Thousands of rock carvings discovered at the beginning of the 1990s in the ancient city of Heraklia at Latmos in southwestern Turkey are faced with destruction due to plans to open a stone quarry at the site.

8,000-year-old rock carvings under threat of destruction
Rock carvings at the Five Fingers Mountains discovered by Dr. Anneliese Peschlow-Bindokat are pictured [Credit: İHA]
At the beginning of the '90s, many rock carvings were discovered at the Five Finger Mountains in research by Dr. Anneliese Peschlow-Bindokat from the German Archaeological Institute.

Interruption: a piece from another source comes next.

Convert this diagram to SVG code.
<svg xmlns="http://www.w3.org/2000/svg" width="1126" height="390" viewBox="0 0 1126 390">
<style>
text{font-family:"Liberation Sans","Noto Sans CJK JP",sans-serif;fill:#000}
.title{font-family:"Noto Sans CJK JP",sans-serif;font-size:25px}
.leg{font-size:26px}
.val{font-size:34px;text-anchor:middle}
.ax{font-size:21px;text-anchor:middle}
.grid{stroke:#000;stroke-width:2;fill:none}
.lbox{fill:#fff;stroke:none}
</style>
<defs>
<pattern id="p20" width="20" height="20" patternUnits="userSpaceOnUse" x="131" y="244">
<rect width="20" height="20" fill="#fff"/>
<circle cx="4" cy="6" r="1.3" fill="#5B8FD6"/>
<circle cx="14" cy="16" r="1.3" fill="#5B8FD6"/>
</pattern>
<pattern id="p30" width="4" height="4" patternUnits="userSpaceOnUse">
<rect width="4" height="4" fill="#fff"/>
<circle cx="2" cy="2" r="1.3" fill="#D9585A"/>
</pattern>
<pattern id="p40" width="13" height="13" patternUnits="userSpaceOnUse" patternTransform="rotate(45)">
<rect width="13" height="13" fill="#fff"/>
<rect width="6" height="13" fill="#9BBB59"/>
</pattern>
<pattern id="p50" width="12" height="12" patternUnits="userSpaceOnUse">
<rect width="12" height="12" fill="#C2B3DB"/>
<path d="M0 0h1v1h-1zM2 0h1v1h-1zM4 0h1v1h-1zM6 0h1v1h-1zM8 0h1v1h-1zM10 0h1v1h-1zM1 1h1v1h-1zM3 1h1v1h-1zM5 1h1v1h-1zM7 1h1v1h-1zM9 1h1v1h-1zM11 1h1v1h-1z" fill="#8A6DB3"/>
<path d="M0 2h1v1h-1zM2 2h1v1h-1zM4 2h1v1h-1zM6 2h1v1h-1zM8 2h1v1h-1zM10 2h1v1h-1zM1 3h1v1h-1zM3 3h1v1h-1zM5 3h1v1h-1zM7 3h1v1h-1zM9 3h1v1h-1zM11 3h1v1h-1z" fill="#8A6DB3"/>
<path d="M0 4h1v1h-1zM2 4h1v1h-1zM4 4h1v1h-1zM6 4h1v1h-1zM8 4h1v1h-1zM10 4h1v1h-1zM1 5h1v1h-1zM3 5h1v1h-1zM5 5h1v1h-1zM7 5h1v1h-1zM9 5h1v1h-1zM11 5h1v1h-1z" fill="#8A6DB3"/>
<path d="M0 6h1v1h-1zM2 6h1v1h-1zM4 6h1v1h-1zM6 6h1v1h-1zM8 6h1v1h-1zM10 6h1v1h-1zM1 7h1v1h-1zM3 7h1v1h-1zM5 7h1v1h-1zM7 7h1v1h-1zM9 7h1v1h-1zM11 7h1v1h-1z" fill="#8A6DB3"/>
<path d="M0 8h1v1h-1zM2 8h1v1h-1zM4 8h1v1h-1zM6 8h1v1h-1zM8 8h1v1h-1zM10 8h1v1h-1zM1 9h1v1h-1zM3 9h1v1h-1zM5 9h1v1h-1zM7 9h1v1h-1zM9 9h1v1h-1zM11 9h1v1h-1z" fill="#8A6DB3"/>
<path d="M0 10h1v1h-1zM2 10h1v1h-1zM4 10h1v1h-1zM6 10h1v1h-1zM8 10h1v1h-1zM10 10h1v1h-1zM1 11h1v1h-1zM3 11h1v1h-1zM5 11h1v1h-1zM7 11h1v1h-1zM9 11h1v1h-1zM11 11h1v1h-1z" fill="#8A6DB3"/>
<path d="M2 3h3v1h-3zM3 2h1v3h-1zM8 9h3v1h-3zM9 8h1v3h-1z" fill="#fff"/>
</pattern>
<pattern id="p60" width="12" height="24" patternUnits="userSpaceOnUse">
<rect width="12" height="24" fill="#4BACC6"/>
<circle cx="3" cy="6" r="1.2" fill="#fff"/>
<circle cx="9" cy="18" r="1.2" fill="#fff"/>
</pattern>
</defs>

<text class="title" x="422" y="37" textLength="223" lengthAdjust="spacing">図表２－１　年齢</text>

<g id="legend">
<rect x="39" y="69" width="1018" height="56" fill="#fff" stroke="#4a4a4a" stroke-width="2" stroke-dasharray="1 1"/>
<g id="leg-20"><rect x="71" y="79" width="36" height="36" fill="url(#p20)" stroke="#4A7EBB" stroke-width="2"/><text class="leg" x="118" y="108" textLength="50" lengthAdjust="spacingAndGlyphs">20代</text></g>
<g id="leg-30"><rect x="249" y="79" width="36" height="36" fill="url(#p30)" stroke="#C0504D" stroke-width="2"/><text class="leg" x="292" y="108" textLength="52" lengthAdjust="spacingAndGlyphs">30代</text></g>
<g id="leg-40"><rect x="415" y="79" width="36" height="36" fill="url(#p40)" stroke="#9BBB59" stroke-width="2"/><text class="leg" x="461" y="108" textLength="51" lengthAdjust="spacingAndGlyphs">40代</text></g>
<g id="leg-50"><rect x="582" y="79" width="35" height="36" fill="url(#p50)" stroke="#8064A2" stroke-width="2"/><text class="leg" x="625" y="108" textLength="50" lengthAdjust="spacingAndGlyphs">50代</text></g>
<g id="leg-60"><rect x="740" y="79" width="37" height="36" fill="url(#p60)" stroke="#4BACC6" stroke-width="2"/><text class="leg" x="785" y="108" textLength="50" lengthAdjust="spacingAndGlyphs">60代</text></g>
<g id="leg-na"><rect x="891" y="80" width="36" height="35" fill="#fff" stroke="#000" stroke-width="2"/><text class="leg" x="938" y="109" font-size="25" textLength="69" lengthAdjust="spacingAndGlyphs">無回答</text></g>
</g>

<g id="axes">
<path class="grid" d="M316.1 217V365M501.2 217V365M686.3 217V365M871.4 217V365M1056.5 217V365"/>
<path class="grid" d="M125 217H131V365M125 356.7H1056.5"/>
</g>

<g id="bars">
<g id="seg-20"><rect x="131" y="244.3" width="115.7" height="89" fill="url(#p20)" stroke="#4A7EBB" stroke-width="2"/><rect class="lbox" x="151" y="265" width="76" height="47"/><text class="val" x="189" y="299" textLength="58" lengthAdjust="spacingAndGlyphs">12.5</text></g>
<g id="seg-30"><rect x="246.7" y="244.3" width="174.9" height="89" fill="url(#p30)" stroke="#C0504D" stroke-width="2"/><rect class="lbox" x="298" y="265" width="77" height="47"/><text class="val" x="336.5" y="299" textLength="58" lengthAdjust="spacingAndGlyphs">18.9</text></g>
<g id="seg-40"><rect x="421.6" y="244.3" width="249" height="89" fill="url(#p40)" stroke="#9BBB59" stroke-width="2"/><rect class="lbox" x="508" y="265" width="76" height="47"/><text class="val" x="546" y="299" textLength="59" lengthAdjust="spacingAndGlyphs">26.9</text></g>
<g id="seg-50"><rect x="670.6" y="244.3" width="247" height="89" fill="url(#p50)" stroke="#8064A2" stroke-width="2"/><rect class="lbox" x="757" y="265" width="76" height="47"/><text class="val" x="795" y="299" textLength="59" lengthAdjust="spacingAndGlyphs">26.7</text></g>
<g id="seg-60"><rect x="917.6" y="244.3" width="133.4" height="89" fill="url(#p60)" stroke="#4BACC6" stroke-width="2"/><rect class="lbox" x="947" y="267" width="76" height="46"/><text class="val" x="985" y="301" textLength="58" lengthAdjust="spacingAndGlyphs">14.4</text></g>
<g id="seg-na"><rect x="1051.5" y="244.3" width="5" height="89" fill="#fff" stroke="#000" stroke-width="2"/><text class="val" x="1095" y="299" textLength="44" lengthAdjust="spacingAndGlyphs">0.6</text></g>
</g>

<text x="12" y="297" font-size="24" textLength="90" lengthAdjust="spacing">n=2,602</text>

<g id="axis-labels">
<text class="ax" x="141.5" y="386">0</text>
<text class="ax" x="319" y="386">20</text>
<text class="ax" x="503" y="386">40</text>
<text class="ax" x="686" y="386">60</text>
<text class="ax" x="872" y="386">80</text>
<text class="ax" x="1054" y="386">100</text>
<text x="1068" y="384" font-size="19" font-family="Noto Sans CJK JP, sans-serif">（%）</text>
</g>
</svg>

The carvings have been dated to the sixth to fifth centuries B.C., and are considered one of the most significant discoveries of Near Eastern archaeology. However, seven feldspar stone quarries have been opened in the vicinity to meet the demand for raw material to be used in the production of glass, ceramics and in the dye industry in recent years. There are now new plans to opening further quarries close to the site where most of the carvings are located.

According to the Radikal daily, Peschlow is now preparing a report for the United Nations Educational, Scientific and Cultural Organization (UNESCO) and the Muğla and Aydın Board of Cultural and Natural Heritage to save the area from destruction.

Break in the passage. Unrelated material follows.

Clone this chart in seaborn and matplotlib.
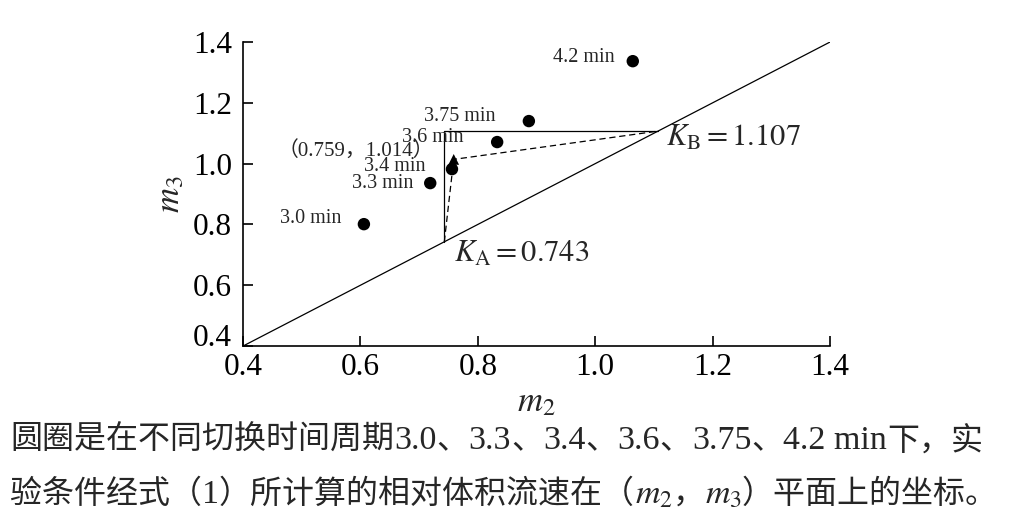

Perschlow stated that the carvings reflect the phases through which humanity has passed. “Labraunda, one of the outstanding ancient cities in the southern west, has lost its glamor for the same reason. We must do our best to prevent the destruction of this site; otherwise this unique prehistory open air museum will be lost,” said Perschow.

Peschlow pointed out that the women were portrayed as very significant in the carvings, and that they reflect themes of community, family and male/female relations. The editor of Arkeoloji ve Sanat magazine, archeologist Nezih Başgelen, told Raidkal that the rock carvings are at least as important as those in Göbeklitepe and Çatalhöyük. “Unless necessary protection and precaution zones are constructed, we will face the stone chips of these outstanding rock carvings,” added Başgelen.